The projection onto convex sets (POCS, alternating projections) algorithm is a method to find the intersection of convex sets by projecting onto them consecutively. It has been proven that this method converges for any starting point $x_0$.
In the example below I try to apply the algorithm and find that it converges to a local minimum:
To determine the point $x_{i+1}$ on the ellipse $E_2$ starting from a point $x_i$ on the ellipse $E_1$, I find the closest point to $x_i$ on $E_2$. The final point of this procedure is $x_N$. This shows that the algorithm converged to a local minimum, yielding the local minimal distance $|x_N-x_{N-1}|$ (you can also picture two rectangles to see the same issue, and it will converge after 1 iteration).
Had I chosen the point $y_1$ to start from, I would have found the nearest intersection. Alternatively, had I gone through the path of the dashed line (projecting into the point on $E_1$ that is further away) instead of selecting the closest point on ellipse $E_1$, I would have found an intersection as well.

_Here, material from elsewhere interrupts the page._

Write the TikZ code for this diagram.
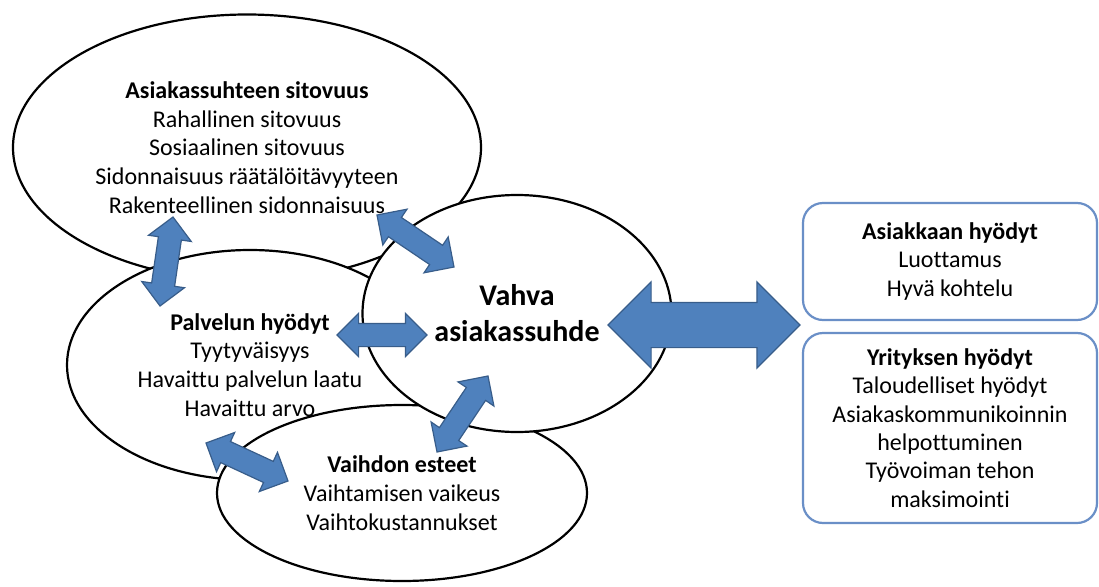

In the literature I find no mention of ending up in local minima and it seems to contradict the proof.
Can someone explain to me what is going on and how I can make sure that I always find an intersection if it exists?
I misunderstood the objective of the algorithm. I intended to find a point where the boundaries intersect. Instead, the algorithm finds a point in the overlap of $E_1$ and $E_2$. Thus, it will converge at $x_1$ already.